17-6-308. Authorized investments. (1) Except as provided in subsections (2) through (8) of this section and subject to the provisions of 17-6-201, the Montana permanent coal tax trust fund must be invested as authorized by rules adopted by the board.
(2) The board may make loans from the permanent coal tax trust fund to the capital reserve account created pursuant to 17-5-1515 to establish balances or restore deficiencies in the account. The board may agree in connection with the issuance of bonds or notes secured by the account or fund to make the loans.

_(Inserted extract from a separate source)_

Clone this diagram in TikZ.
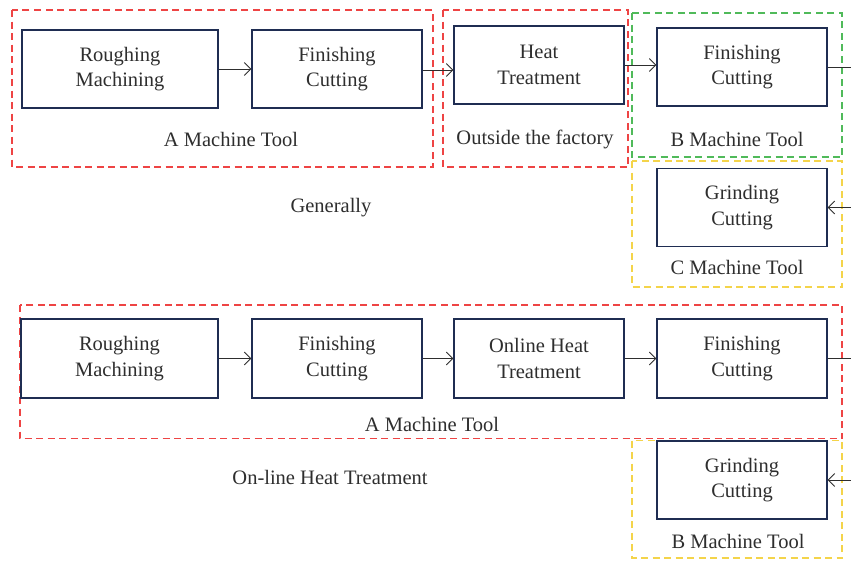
\documentclass[tikz,border=0pt]{standalone}
\usepackage{fontspec}
\setmainfont{Liberation Serif}
\usetikzlibrary{arrows.meta}
\definecolor{boxline}{HTML}{1F2D52}
\definecolor{txt}{HTML}{2E2E2E}
\definecolor{dred}{HTML}{EE4444}
\definecolor{dgreen}{HTML}{50BA5A}
\definecolor{dyellow}{HTML}{F4D44A}
\tikzset{
  proc/.style={draw=boxline, line width=1.1pt, inner sep=0pt, align=center,
    text=txt, font=\fontsize{20.5}{25.5}\selectfont},
  wideproc/.style={proc, minimum width=196pt, minimum height=78pt},
  normproc/.style={proc, minimum width=170pt, minimum height=78pt},
  lbl/.style={text=txt, inner sep=0pt, font=\fontsize{20.5}{25.5}\selectfont},
  grp/.style={dash pattern=on 7pt off 4.5pt, line width=1.4pt},
  flow/.style={draw=txt, line width=0.9pt, -{Straight Barb[length=6.5pt,width=13pt,line width=0.9pt]}},
}
\begin{document}
\begin{tikzpicture}[x=1pt,y=-1pt]
\useasboundingbox (0,0) rectangle (851,560);
\clip (0,0) rectangle (851,560);
\fill[white] (0,0) rectangle (851,560);
% ---------- top: Generally ----------
\draw[grp, draw=dred] (12,10) rectangle (433,167);
\draw[grp, draw=dred] (443,10) rectangle (628,167);
\draw[grp, draw=dgreen] (632,13) rectangle (842,157);
\draw[grp, draw=dyellow] (632,161) rectangle (842,287);

\node[wideproc] (r1) at (120,69) {Roughing\\Machining};
\node[normproc] (f1) at (337,69) {Finishing\\Cutting};
\node[normproc] (h1) at (539,65) {Heat\\Treatment};
\node[normproc] (f1b) at (742,67) {Finishing\\Cutting};
\node[normproc] (g1) at (742,207.5) {Grinding\\Cutting};

\node[lbl] (la1) at (231,139) {A Machine Tool};
\node[lbl] (lo1) at (535,139) {Outside the factory};
\node[lbl] (lb1) at (737,139) {B Machine Tool};
\node[lbl] (lc1) at (737,267) {C Machine Tool};
\node[lbl] (lg) at (331,208) {Generally};

\coordinate (t1) at (870,67);
\draw[flow] (r1.east) -- (r1.east -| f1.west);
\draw[flow] ([yshift=-1pt]f1.east) -- ([yshift=-1pt]f1.east -| h1.west);
\draw[flow] (h1.east) -- (h1.east -| f1b.west);
\draw[flow] (f1b.east) -- (t1) |- (g1.east);

% ---------- bottom: On-line Heat Treatment ----------
\draw[grp, draw=dred] (20,305) rectangle (842,438.5);
\draw[grp, draw=dyellow] (632,440.5) rectangle (842,558);

\node[wideproc, minimum width=197pt, minimum height=79pt] (r2) at (119.5,358.5) {Roughing\\Machining};
\node[normproc, minimum height=79pt] (f2) at (337,358.5) {Finishing\\Cutting};
\node[normproc, minimum height=79pt] (h2) at (539,358.5) {Online Heat\\Treatment};
\node[normproc, minimum height=79pt] (f2b) at (742,358.5) {Finishing\\Cutting};
\node[normproc] (g2) at (742,480) {Grinding\\Cutting};

\node[lbl] (la2) at (432,424) {A Machine Tool};
\node[lbl] (lon) at (330,477) {On-line Heat Treatment};
\node[lbl] (lb2) at (738,541) {B Machine Tool};

\coordinate (t2) at (870,358.5);
\draw[flow] (r2.east) -- (f2.west);
\draw[flow] (f2.east) -- (h2.west);
\draw[flow] (h2.east) -- (f2b.west);
\draw[flow] (f2b.east) -- (t2) |- (g2.east);
\end{tikzpicture}
\end{document}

Loans must be on terms and conditions determined by the board and must be repaid from revenue realized from the exercise of the board's powers under 17-5-1501 through 17-5-1518 and 17-5-1521 through 17-5-1529, subject to the prior pledge of the revenue to the bonds and notes.
(3) The board shall manage the seed capital and research and development loan portfolios created by the former Montana board of science and technology development. The board shall establish an appropriate repayment schedule for all outstanding research and development loans made to the university system. The board is the successor in interest to all agreements, contracts, loans, notes, or other instruments entered into by the Montana board of science and technology development as part of the seed capital and research and development loan portfolios, except agreements, contracts, loans, notes, or other instruments funded with coal tax permanent trust funds. The board shall administer the agreements, contracts, loans, notes, or other instruments funded with coal tax permanent trust funds. As loans made by the former Montana board of science and technology development are repaid, the board shall deposit the proceeds or loans made from the coal severance tax trust fund in the coal severance tax permanent fund until all investments are paid back with 7% interest.
(4) The board shall allow the Montana facility finance authority to administer $15 million of the permanent coal tax trust fund for capital projects. Until the authority makes a loan pursuant to the provisions of Title 90, chapter 7, the funds under its administration must be invested by the board pursuant to the provisions of 17-6-201. As loans for capital projects made pursuant to this subsection are repaid, the principal and interest payments on the loans must be deposited in the coal severance tax permanent fund until all principal and interest have been repaid. The board and the authority shall calculate the amount of the interest charge. Individual loan amounts may not exceed 10% of the amount administered under this subsection.
(5) The board shall allow the board of housing to administer $50 million of the permanent coal tax trust fund for the purposes of the Montana veterans' home loan mortgage program provided for in Title 90, chapter 6, part 6.
(6) The board shall allow the board of housing to administer $65 million of the permanent coal tax trust fund for the purpose of providing loans for the development and preservation of homes and apartments to assist low-income and moderate-income persons with meeting their basic housing needs pursuant to 90-6-137.
(7) (a) Subject to subsections (7)(b) and (7)(c), the board may make working capital loans from the permanent coal tax trust fund to an owner of a coal-fired generating unit.
(b) Loans may be provided in accordance with subsection (7)(a) to an owner to finance:
(i) the everyday operations and required maintenance of a coal-fired generating unit of which an owner has a shared interest;
(ii) the purchase of an additional interest in a coal-fired generating unit of which an owner has a shared interest;
(iii) the purchase of coal to use at a coal-fired generating unit or improvements necessary to utilize coal from a different source at a coal-fired generating unit. When considering loan requests made under this subsection (7)(b)(iii), the board shall give preference to requests that allow for utilization of coal resources located in Montana or allow for improvements to utilize coal resources located in Montana that are determined to be economically feasible.
(iv) the purchase of electric transmission lines and associated facilities of a design capacity of 500 kilovolts or more primarily used to transmit electricity generated by a coal-fired resource;
(v) costs related to decommissioning and remediation of a coal-fired generating unit or affected property to meet applicable legal obligations as defined in 75-8-103; or
(vi) any combination of subsections (7)(b)(i) through (7)(b)(v).
(c) The board may charge a working capital loan application fee of up to $500.
(8) The board may make loans from the permanent coal tax trust fund to a city, town, county, or consolidated city-county government impacted by the closure of a coal-fired generating unit to secure and maintain existing infrastructure.
(9) The board shall adopt rules to allow a nonprofit corporation to apply for economic assistance. The rules must recognize that different criteria may be needed for nonprofit corporations than for for-profit corporations.
(10) All repayments of proceeds pursuant to subsection (3) of investments made from the coal severance tax trust fund must be deposited in the coal severance tax permanent fund.